(AFP) – Sep 13, 2008
CHICAGO (AFP) — Barack Obama's White House campaign Saturday seized on a warning from former Federal Reserve boss Alan Greenspan about John McCain's tax plans to portray the Republican as economically reckless.
In an interview with Bloomberg Television Friday, the legendary ex-chairman of the US central bank said the nation could not afford 3.3 trillion dollars of tax cuts proposed by McCain without matching cuts in spending.
Greenspan, a long-time friend of McCain and a Republican, said about the Arizona senator's plans to extend massive tax cuts imposed by President George W. Bush: "I'm not in favor of financing tax cuts with borrowed money."

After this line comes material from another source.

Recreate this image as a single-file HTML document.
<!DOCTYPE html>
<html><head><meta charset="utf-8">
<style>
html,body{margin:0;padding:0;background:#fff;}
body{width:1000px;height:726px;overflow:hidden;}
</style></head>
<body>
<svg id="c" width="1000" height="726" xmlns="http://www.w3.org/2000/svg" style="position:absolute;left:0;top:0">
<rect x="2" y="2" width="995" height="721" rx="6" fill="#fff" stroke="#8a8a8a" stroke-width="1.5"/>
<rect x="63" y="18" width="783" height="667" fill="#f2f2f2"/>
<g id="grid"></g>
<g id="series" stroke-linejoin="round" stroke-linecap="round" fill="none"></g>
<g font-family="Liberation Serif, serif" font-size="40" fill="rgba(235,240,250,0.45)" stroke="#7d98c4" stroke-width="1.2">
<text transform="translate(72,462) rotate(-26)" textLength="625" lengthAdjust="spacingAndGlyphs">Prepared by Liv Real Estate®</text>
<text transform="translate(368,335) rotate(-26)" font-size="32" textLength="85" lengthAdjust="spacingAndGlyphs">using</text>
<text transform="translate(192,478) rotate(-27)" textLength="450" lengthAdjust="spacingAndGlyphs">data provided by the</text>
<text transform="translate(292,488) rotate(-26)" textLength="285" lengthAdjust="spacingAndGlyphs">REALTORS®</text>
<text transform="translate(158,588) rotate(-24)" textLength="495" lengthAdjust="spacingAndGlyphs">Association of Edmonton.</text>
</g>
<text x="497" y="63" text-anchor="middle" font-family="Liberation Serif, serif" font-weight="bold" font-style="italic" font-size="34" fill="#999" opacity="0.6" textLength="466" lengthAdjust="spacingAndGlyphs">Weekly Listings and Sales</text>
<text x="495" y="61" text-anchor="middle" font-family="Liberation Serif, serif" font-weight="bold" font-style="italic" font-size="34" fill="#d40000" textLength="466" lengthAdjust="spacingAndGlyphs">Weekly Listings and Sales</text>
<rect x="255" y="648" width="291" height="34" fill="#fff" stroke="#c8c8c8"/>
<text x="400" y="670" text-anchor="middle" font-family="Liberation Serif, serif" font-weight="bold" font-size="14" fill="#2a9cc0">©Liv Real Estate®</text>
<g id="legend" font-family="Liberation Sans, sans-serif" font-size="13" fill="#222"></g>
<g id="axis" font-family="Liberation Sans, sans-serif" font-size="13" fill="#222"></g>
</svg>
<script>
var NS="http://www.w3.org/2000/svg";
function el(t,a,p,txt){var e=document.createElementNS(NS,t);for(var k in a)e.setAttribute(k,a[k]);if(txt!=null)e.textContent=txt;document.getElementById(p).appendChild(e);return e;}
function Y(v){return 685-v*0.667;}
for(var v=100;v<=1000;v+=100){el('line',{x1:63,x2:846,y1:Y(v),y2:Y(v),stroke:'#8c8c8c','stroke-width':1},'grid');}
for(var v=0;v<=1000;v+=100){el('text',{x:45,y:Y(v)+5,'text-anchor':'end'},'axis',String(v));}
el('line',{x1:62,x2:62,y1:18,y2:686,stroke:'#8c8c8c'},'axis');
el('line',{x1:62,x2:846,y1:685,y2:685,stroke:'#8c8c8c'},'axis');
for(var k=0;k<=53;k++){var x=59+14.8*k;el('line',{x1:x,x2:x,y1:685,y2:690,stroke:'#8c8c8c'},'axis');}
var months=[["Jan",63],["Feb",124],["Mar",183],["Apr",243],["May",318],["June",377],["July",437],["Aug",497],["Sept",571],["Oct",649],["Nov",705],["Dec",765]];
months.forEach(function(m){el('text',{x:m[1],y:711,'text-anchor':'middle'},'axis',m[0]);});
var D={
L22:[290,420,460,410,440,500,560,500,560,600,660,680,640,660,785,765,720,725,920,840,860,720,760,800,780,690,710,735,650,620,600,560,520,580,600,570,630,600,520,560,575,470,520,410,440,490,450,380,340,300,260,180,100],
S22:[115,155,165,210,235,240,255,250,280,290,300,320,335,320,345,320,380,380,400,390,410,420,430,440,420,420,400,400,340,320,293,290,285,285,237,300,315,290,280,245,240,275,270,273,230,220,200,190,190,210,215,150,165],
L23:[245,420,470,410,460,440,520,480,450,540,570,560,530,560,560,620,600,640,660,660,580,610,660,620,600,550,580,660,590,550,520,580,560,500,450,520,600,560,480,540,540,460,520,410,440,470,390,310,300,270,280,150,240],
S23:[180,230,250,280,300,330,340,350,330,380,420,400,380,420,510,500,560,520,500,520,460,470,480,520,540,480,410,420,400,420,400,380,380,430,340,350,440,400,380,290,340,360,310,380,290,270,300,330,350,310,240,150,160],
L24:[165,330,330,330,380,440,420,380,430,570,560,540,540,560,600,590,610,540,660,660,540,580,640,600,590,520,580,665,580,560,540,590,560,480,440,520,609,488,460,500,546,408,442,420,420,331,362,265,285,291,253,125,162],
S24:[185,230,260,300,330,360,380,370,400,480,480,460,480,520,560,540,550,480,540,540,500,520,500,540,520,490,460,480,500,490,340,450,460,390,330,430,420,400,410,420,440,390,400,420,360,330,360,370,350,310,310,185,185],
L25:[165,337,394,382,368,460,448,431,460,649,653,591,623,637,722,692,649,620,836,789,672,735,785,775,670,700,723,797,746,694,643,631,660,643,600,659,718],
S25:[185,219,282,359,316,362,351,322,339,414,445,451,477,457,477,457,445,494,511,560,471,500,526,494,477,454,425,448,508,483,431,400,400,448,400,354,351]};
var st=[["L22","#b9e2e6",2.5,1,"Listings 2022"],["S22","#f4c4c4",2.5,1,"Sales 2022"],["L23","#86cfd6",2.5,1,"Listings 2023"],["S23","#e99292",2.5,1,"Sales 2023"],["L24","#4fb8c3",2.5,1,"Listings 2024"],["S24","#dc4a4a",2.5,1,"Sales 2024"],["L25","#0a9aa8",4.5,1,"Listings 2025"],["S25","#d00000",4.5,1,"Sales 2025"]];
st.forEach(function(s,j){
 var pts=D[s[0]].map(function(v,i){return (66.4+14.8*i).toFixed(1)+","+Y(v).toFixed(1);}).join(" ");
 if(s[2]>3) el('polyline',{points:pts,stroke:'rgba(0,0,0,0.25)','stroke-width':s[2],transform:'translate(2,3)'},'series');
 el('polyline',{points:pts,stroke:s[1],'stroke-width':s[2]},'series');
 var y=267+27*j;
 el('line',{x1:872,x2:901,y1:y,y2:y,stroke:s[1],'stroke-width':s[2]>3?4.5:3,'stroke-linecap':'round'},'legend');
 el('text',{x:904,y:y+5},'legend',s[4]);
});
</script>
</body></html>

McCain has said he would pay for his cuts by ending pet funding projects for US lawmakers' districts known as "earmarks."
But Senator Claire McCaskill said that would save no more than 17 billion dollars and was a "drop in the bucket," expressing frustration that "no one is holding John McCain's feet to the fire" on how he would pay for his cuts.

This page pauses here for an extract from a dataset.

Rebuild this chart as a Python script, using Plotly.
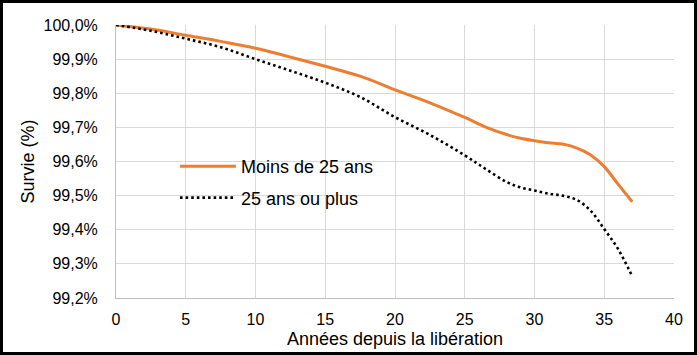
import plotly.graph_objects as go

years = [0, 2.5, 5, 7.5, 10, 12.5, 15, 17.5, 20, 22.5, 25, 26.5, 28,
         29, 30, 31, 32, 33, 34, 35, 36, 37]
moins_25 = [100.0, 99.988, 99.970, 99.952, 99.932, 99.906, 99.879, 99.850, 99.810, 99.772,
            99.729, 99.701, 99.679, 99.668, 99.661, 99.655, 99.651, 99.640, 99.620, 99.585,
            99.533, 99.482]
plus_25 = [100.0, 99.983, 99.960, 99.935, 99.900, 99.866, 99.831, 99.789, 99.730, 99.678,
           99.618, 99.578, 99.540, 99.524, 99.515, 99.506, 99.500, 99.488, 99.457, 99.402,
           99.343, 99.264]

y_ticks = [99.2, 99.3, 99.4, 99.5, 99.6, 99.7, 99.8, 99.9, 100.0]
y_labels = ["99,2%", "99,3%", "99,4%", "99,5%", "99,6%", "99,7%", "99,8%", "99,9%", "100,0%"]
x_ticks = [0, 5, 10, 15, 20, 25, 30, 35, 40]

W, H = 697, 355
L, R, T, B = 116, 23, 25, 57
pw, ph = W - L - R, H - T - B

fig = go.Figure()
fig.add_trace(go.Scatter(x=years, y=moins_25, mode="lines", name="Moins de 25 ans",
                         line=dict(color="#ED7D31", width=3, shape="spline", smoothing=1.0),
                         legendgroup="a", cliponaxis=False))
fig.add_trace(go.Scatter(x=years, y=plus_25, mode="lines", name="25 ans ou plus",
                         line=dict(color="#000000", width=2.6, shape="spline", smoothing=1.0,
                                   dash="2.6px,3px"),
                         legendgroup="b", cliponaxis=False))

fig.update_layout(
    width=W, height=H,
    margin=dict(l=L, r=R, t=T, b=B, autoexpand=False),
    paper_bgcolor="white", plot_bgcolor="white",
    font=dict(family="Liberation Sans, Arial, sans-serif", color="black", size=16),
    legend=dict(x=(175 - L) / pw, y=1 - (148 - T) / ph, xanchor="left", yanchor="top",
                bgcolor="rgba(0,0,0,0)", font=dict(size=18),
                traceorder="grouped", tracegroupgap=5, itemwidth=56),
    xaxis=dict(range=[0, 40], tickvals=x_ticks, ticks="", showgrid=True, automargin=False,
               gridcolor="#d9d9d9", gridwidth=1, showline=True, linecolor="#bfbfbf",
               linewidth=1, zeroline=False, ticklabelstandoff=7,
               title=dict(text="Années depuis la libération", font=dict(size=18), standoff=5)),
    yaxis=dict(range=[99.2, 100.0], tickvals=y_ticks, ticktext=y_labels, ticks="",
               showgrid=True, gridcolor="#d9d9d9", gridwidth=1, showline=True, automargin=False,
               linecolor="#bfbfbf", linewidth=1, zeroline=False, ticklabelstandoff=14,
               title=dict(text="Survie (%)", font=dict(size=18), standoff=4)),
    shapes=[dict(type="rect", xref="paper", yref="paper",
                 x0=(-L + 1.5) / pw, x1=(W - L - 1.5) / pw,
                 y0=(-B + 1.5) / ph, y1=(H - B - 1.5) / ph,
                 line=dict(color="black", width=3), fillcolor="rgba(0,0,0,0)", layer="above")],
)

fig.write_html("out.html")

"It's time for John McCain to back up his claim of honor by being honest with the American people on how he's going to pay for his plan," she said on a media call. "That's what Alan Greenspan was talking about yesterday."
Obama is promising to cut taxes for 95 percent of all working Americans, and accuses McCain of distorting his own proposals by running advertisements that claim most voters would pay higher taxes under an Obama administration.

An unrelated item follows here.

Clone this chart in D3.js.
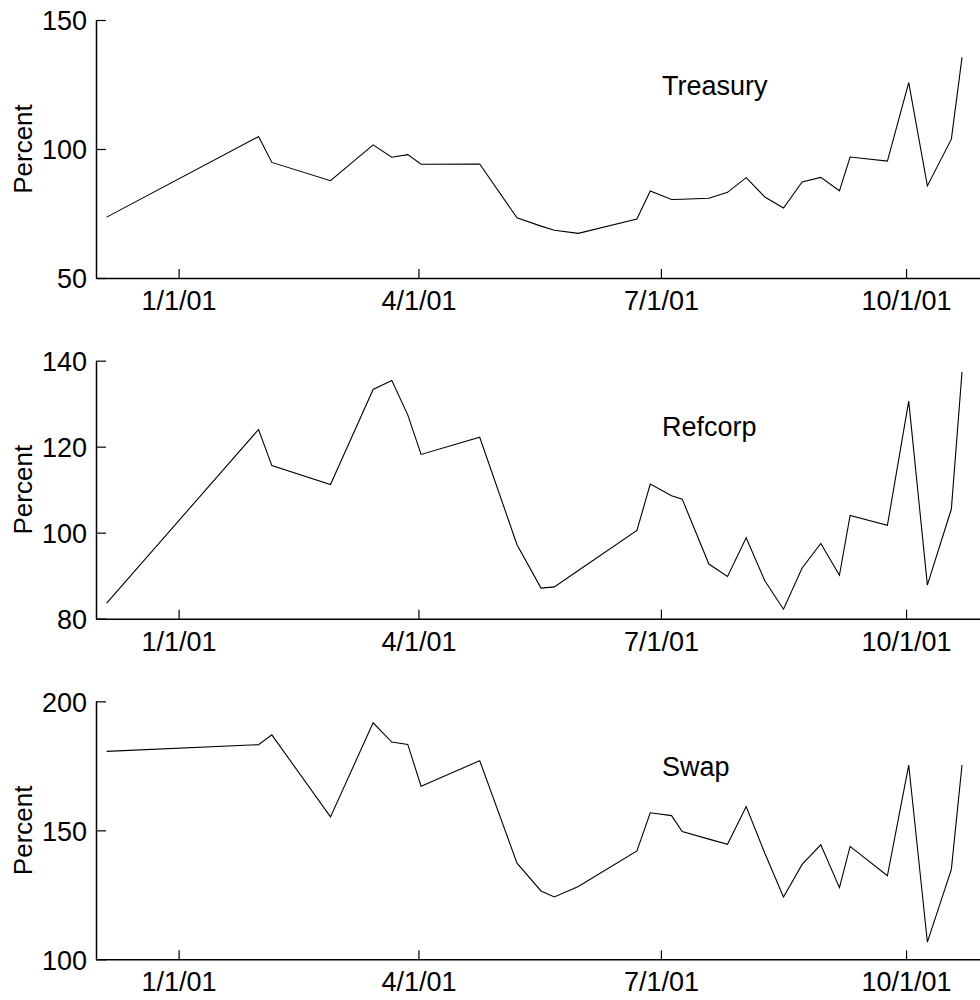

The Democrat says he would be fiscally responsible and match the cuts with an array of revenue measures.
The measures include higher taxes on those earning more than 250,000 dollars a year, ending the war in Iraq and so saving 10 billion dollars a month, and scrapping hefty tax breaks for major companies.
Laura Tyson, a former chief economic adviser to president Bill Clinton who is now a counselor to Obama, said that "McCain has said his professor and mentor is Alan Greenspan."
"And that's why Alan's comments yesterday are so very important. He's saying look, these numbers just don't add up and it's not good for the US economy to finance large tax cuts with borrowed money," she said on the call.